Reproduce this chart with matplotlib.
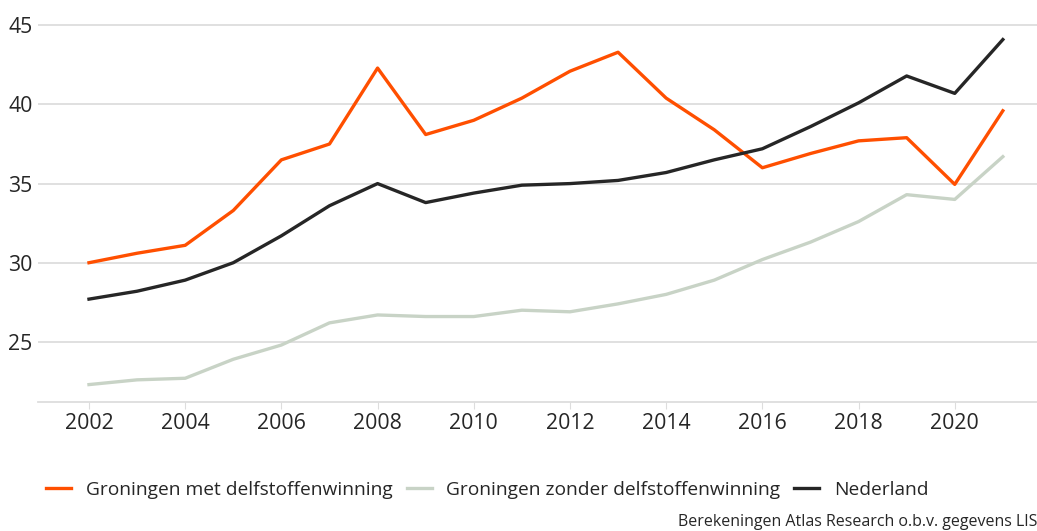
import matplotlib
matplotlib.use("Agg")
import matplotlib.pyplot as plt

years = list(range(2002, 2022))
met = [30.0, 30.6, 31.1, 33.3, 36.5, 37.5, 42.3, 38.1, 39.0, 40.4,
       42.1, 43.3, 40.4, 38.4, 36.0, 36.9, 37.7, 37.9, 34.95, 39.6]
zonder = [22.3, 22.6, 22.7, 23.9, 24.8, 26.2, 26.7, 26.6, 26.6, 27.0,
          26.9, 27.4, 28.0, 28.9, 30.2, 31.3, 32.6, 34.3, 34.0, 36.7]
nederland = [27.7, 28.2, 28.9, 30.0, 31.7, 33.6, 35.0, 33.8, 34.4, 34.9,
             35.0, 35.2, 35.7, 36.5, 37.2, 38.6, 40.1, 41.8, 40.7, 44.1]
labels = ["Groningen met delfstoffenwinning", "Groningen zonder delfstoffenwinning", "Nederland"]
colors = ["#ff4f00", "#c8d3c6", "#262626"]

plt.rcParams['font.family'] = ['Open Sans', 'DejaVu Sans']

fig = plt.figure(figsize=(10.37, 5.31), dpi=100)
ax = fig.add_axes([38 / 1037, 1 - 402 / 531, 999 / 1037, 402 / 531])

for vals, lab, c in zip([met, zonder, nederland], labels, colors):
    ax.plot(years, vals, color=c, lw=2.4, label=lab)

ax.set_xlim(2000.94, 2021.71)
ax.set_ylim(21.2, 46.6)
ax.set_yticks([25, 30, 35, 40, 45])
ax.set_xticks(range(2002, 2021, 2))
ax.grid(axis='y', color='#dddddd', lw=1.3)
ax.set_axisbelow(True)
for s in ['top', 'right', 'left']:
    ax.spines[s].set_visible(False)
ax.spines['bottom'].set_color('#dddddd')
ax.spines['bottom'].set_linewidth(1.3)
ax.tick_params(axis='y', length=0, pad=4, labelsize=15.3, labelcolor='#262626')
ax.tick_params(axis='x', length=5, color='#dddddd', pad=3, labelsize=15.3, labelcolor='#262626')

fig.legend(loc='center left', bbox_to_anchor=(29 / 1037, 1 - 490 / 531), ncol=3, frameon=False,
           fontsize=13.8, handlelength=1.3, handletextpad=0.75, columnspacing=0.75,
           labelcolor='#262626')
fig.text(1.0, 1 - 522 / 531, "Berekeningen Atlas Research o.b.v. gegevens LIS", ha='right', va='center',
         fontsize=11.5, color='#262626')

fig.savefig('out.png', dpi=100)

-=-=-

__Exercise directions__
Restate the listing above word for word, and skip the pictures.

__Solution to this problem__
Reproduce this chart with matplotlib.
import matplotlib
matplotlib.use("Agg")
import matplotlib.pyplot as plt

years = list(range(2002, 2022))
met = [30.0, 30.6, 31.1, 33.3, 36.5, 37.5, 42.3, 38.1, 39.0, 40.4,
       42.1, 43.3, 40.4, 38.4, 36.0, 36.9, 37.7, 37.9, 34.95, 39.6]
zonder = [22.3, 22.6, 22.7, 23.9, 24.8, 26.2, 26.7, 26.6, 26.6, 27.0,
          26.9, 27.4, 28.0, 28.9, 30.2, 31.3, 32.6, 34.3, 34.0, 36.7]
nederland = [27.7, 28.2, 28.9, 30.0, 31.7, 33.6, 35.0, 33.8, 34.4, 34.9,
             35.0, 35.2, 35.7, 36.5, 37.2, 38.6, 40.1, 41.8, 40.7, 44.1]
labels = ["Groningen met delfstoffenwinning", "Groningen zonder delfstoffenwinning", "Nederland"]
colors = ["#ff4f00", "#c8d3c6", "#262626"]

plt.rcParams['font.family'] = ['Open Sans', 'DejaVu Sans']

fig = plt.figure(figsize=(10.37, 5.31), dpi=100)
ax = fig.add_axes([38 / 1037, 1 - 402 / 531, 999 / 1037, 402 / 531])

for vals, lab, c in zip([met, zonder, nederland], labels, colors):
    ax.plot(years, vals, color=c, lw=2.4, label=lab)

ax.set_xlim(2000.94, 2021.71)
ax.set_ylim(21.2, 46.6)
ax.set_yticks([25, 30, 35, 40, 45])
ax.set_xticks(range(2002, 2021, 2))
ax.grid(axis='y', color='#dddddd', lw=1.3)
ax.set_axisbelow(True)
for s in ['top', 'right', 'left']:
    ax.spines[s].set_visible(False)
ax.spines['bottom'].set_color('#dddddd')
ax.spines['bottom'].set_linewidth(1.3)
ax.tick_params(axis='y', length=0, pad=4, labelsize=15.3, labelcolor='#262626')
ax.tick_params(axis='x', length=5, color='#dddddd', pad=3, labelsize=15.3, labelcolor='#262626')

fig.legend(loc='center left', bbox_to_anchor=(29 / 1037, 1 - 490 / 531), ncol=3, frameon=False,
           fontsize=13.8, handlelength=1.3, handletextpad=0.75, columnspacing=0.75,
           labelcolor='#262626')
fig.text(1.0, 1 - 522 / 531, "Berekeningen Atlas Research o.b.v. gegevens LIS", ha='right', va='center',
         fontsize=11.5, color='#262626')

fig.savefig('out.png', dpi=100)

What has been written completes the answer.